The next question is whether such an animal would have a built-in keyboard. The problem there is that placing a full-sized keyboard on a such a product might be rather difficult. It may be that the netbook would more closely resemble a tablet or notepad. Like its smaller siblings, this iPad (or whatever you wish to call it) would also employ a virtual keyboard. However, it might make sense to allow you to hook up a standard keyboard via Bluetooth. That's something you can't do with an iPhone or iPod touch, but it would seem rather awkward to run a regular keyboard on such a small device. But something with a nine or ten inch screen might be a better fit for external input devices.

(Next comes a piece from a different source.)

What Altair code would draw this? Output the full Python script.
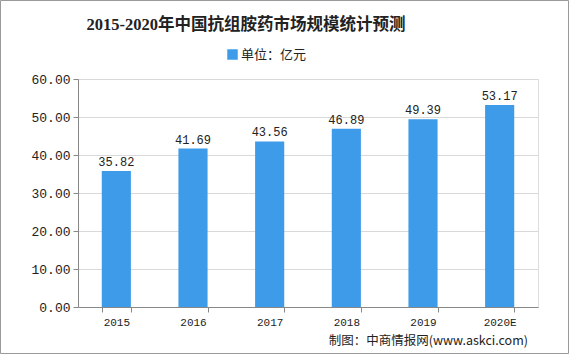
import altair as alt
import pandas as pd

years = ["2015", "2016", "2017", "2018", "2019", "2020E"]
values = [35.82, 41.69, 43.56, 46.89, 49.39, 53.17]
series = ["单位：亿元"] * len(years)
y_ticks = [0, 10, 20, 30, 40, 50, 60]
title_text = "2015-2020年中国抗组胺药市场规模统计预测"
source_text = "制图：中商情报网(www.askci.com)"

df = pd.DataFrame({"year": years, "value": values, "series": series})

W, H = 460, 228
PL, PT, PR, PB = 78, 79, 31, 47

x_axis = alt.Axis(labelAngle=0, labelFont="Liberation Mono", labelFontSize=11,
                  labelColor="#222", domainColor="#888", tickColor="#888",
                  tickBand="extent", tickSize=5, labelPadding=4, grid=False)
y_axis = alt.Axis(values=y_ticks, format=".2f", labelOverlap=False,
                  labelFont="Liberation Mono", labelFontSize=13, labelColor="#222",
                  domainColor="#888", tickColor="#888", tickSize=5, labelPadding=3,
                  gridColor="#d9d9d9")
x_enc = alt.X("year:N", sort=years, title=None,
              scale=alt.Scale(paddingInner=0.62, paddingOuter=0.31), axis=x_axis)
y_enc = alt.Y("value:Q", title=None, scale=alt.Scale(domain=[0, 60]), axis=y_axis)

base = alt.Chart(df)

bars = base.mark_bar(color="#3d9be9").encode(
    x=x_enc, y=y_enc,
    color=alt.Color("series:N", scale=alt.Scale(range=["#3d9be9"]),
                    legend=alt.Legend(orient="none", legendX=148, legendY=-31, title=None,
                                      symbolType="square", symbolSize=110,
                                      symbolStrokeWidth=0, labelFontSize=13,
                                      labelFont="Noto Sans CJK SC", labelColor="#222",
                                      labelOffset=2)),
)

labels = base.mark_text(dy=-9, fontSize=12, font="Liberation Mono", color="#222").encode(
    x=x_enc, y=y_enc,
    text=alt.Text("value:Q", format=".2f"),
)

title = alt.Chart(pd.DataFrame({"t": [title_text]})).mark_text(
    align="center", baseline="alphabetic", fontSize=16.5, fontWeight="bold",
    font="Liberation Serif, Noto Sans CJK SC", color="#222"
).encode(x=alt.value(168), y=alt.value(-49), text="t:N")

src = alt.Chart(pd.DataFrame({"t": [source_text]})).mark_text(
    align="right", baseline="middle", fontSize=12.5, font="Noto Sans CJK SC", color="#222"
).encode(x=alt.value(450), y=alt.value(262), text="t:N")

border = alt.Chart(pd.DataFrame({"a": [0]})).mark_rect(
    fill=None, stroke="#999", strokeWidth=1, clip=False
).encode(x=alt.value(-PL + 0.5), x2=alt.value(W + PR - 0.5),
         y=alt.value(-PT + 0.5), y2=alt.value(H + PB - 0.5))

chart = alt.layer(bars, labels, title, src, border).properties(
    width=W, height=H,
    padding={"left": PL, "top": PT, "right": PR, "bottom": PB},
    autosize=alt.AutoSizeParams(type="none"),
).configure_view(stroke=None).configure(background="white")

chart.save("out.html", embed_options={"renderer": "svg", "actions": False})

I wouldn't presume to guess what the final form might take, though I would imagine it being mostly screen and otherwise not dissimilar from an iPhone. No doubt it would also incorporate a telephone application of some sort, but you'd use the built-in speaker and mic or a headset to make calls. Feel free, gentle reader, to flesh out the remaining features of this device.
However, I am certain it'll be incredibly thin and light and likely weigh less than one pound fully outfitted. More to the point, it might also be the ultimate ebook reader. So far, that's a market where companies have tried and failed, though Amazon's Kindle comes close. Except it's black and white, and a true ebook product ought to include color as well, so you could perhaps read your favorite magazines on it too.
The larger screen, and no doubt more powerful processors, including the graphics chips, might make for one incredible gaming platform. Already the major game software publishers are jumping on the iPhone bandwagon, and imagine having something with, say, two or three times the horsepower, and a wide range of external controllers. This is getting real interesting, though not to me, since I'm not into games. But I can surely see the potential.
So what would this beast cost? Well, the media designers are suggesting that, since it'll have telephone and Internet capabilities, Apple might set up a subsidy deal with its iPhone partners, so you could buy one at a discount. Otherwise, the price might come real close to that of a MacBook, and that would seem excessive for a netbook.
No, I'm not going to try my hand at drawing an iPad. I'm a writer not a graphic artist. Besides, whatever I do come up with, I'm sure Apple can do a whole lot better.
In any case, is this the basic form of Apple's alleged netbook? Well, it mostly represents the media's version. Apple no doubt has other ideas, and they may still amaze us with the end result. That is, if they decide to even bother.